▶ **TASK BRIEF**
Extract every line where the string "this" appears.

▶ **EXTRACTED DATA**
::::::
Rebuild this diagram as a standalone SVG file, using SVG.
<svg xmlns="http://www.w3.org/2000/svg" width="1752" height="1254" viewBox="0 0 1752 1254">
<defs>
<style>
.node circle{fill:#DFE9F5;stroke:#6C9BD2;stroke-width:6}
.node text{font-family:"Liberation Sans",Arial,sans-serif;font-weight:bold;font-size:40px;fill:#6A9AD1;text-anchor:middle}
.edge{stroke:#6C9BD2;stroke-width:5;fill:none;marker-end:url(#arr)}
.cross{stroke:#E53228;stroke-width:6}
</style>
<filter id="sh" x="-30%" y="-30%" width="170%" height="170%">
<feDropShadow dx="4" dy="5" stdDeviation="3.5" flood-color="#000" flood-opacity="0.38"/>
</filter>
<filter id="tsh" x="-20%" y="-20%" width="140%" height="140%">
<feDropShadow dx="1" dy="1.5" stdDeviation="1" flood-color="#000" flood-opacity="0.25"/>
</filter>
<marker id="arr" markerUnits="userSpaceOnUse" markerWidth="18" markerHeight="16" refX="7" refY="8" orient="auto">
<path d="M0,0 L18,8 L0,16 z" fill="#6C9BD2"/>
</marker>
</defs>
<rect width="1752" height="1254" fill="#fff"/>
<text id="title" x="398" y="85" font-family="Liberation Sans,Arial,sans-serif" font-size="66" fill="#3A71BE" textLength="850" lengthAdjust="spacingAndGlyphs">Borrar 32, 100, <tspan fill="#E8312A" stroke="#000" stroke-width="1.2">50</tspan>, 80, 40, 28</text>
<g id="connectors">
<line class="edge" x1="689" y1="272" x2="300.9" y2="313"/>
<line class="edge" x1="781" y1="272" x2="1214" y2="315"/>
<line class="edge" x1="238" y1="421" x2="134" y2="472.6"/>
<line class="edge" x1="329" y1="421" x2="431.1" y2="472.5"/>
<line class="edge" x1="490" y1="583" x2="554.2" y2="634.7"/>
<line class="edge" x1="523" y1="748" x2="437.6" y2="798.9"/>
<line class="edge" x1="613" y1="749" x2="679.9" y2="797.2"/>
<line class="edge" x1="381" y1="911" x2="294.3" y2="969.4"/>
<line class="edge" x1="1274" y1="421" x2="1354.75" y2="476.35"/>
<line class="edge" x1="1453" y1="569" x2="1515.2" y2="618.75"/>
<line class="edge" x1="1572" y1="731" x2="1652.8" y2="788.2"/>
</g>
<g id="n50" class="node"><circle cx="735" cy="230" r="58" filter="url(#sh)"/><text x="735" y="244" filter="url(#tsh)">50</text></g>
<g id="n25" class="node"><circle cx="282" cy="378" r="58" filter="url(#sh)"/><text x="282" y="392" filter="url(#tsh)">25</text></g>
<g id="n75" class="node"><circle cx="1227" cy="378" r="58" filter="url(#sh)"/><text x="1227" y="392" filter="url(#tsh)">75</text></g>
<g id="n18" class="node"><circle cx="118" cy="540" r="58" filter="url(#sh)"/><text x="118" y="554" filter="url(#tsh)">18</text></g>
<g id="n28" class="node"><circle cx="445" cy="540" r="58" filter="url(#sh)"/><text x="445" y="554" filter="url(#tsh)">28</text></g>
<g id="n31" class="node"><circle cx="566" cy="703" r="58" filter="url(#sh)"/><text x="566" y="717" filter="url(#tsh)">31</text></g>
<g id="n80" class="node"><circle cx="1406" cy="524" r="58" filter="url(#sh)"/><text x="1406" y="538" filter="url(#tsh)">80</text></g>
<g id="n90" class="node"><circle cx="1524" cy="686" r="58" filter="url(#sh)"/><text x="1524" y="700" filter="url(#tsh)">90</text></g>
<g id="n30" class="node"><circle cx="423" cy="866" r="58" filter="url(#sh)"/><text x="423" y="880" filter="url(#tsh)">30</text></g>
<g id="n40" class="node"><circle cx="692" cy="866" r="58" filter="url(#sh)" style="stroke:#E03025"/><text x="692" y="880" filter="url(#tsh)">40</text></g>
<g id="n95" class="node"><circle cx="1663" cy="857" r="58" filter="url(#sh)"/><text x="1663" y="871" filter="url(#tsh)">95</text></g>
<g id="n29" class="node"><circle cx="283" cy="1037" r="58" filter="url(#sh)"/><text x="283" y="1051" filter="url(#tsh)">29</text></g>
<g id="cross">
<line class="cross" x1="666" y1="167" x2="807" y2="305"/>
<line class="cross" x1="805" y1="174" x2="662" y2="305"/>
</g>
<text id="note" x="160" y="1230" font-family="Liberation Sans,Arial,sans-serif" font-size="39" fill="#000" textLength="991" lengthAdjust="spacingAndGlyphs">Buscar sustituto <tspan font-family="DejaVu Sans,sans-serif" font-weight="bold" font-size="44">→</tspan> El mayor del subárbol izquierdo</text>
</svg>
::::::
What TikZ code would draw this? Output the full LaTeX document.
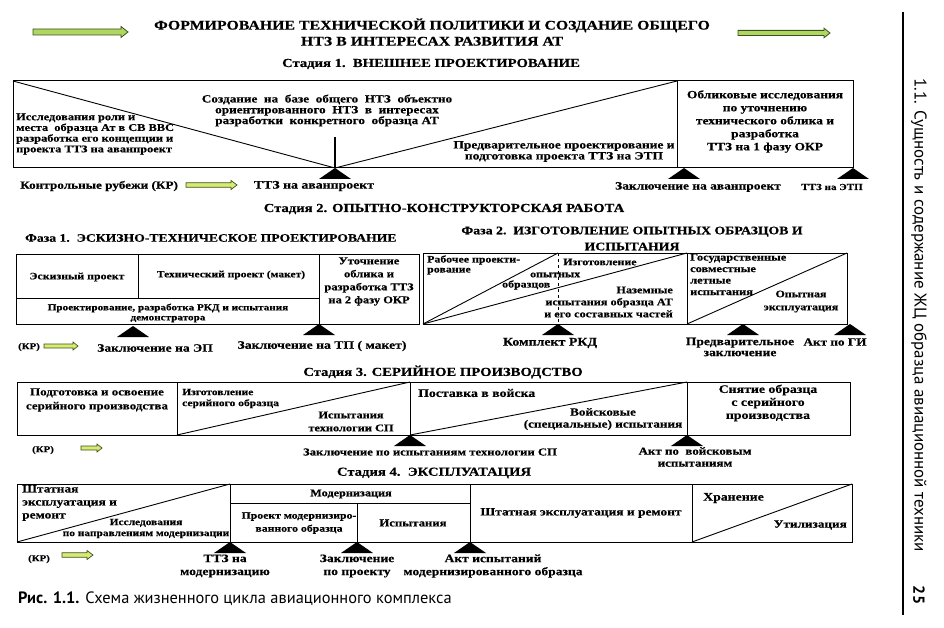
::::::
▶ **ANSWER**
Rebuild this diagram as a standalone SVG file, using SVG.
What TikZ code would draw this? Output the full LaTeX document.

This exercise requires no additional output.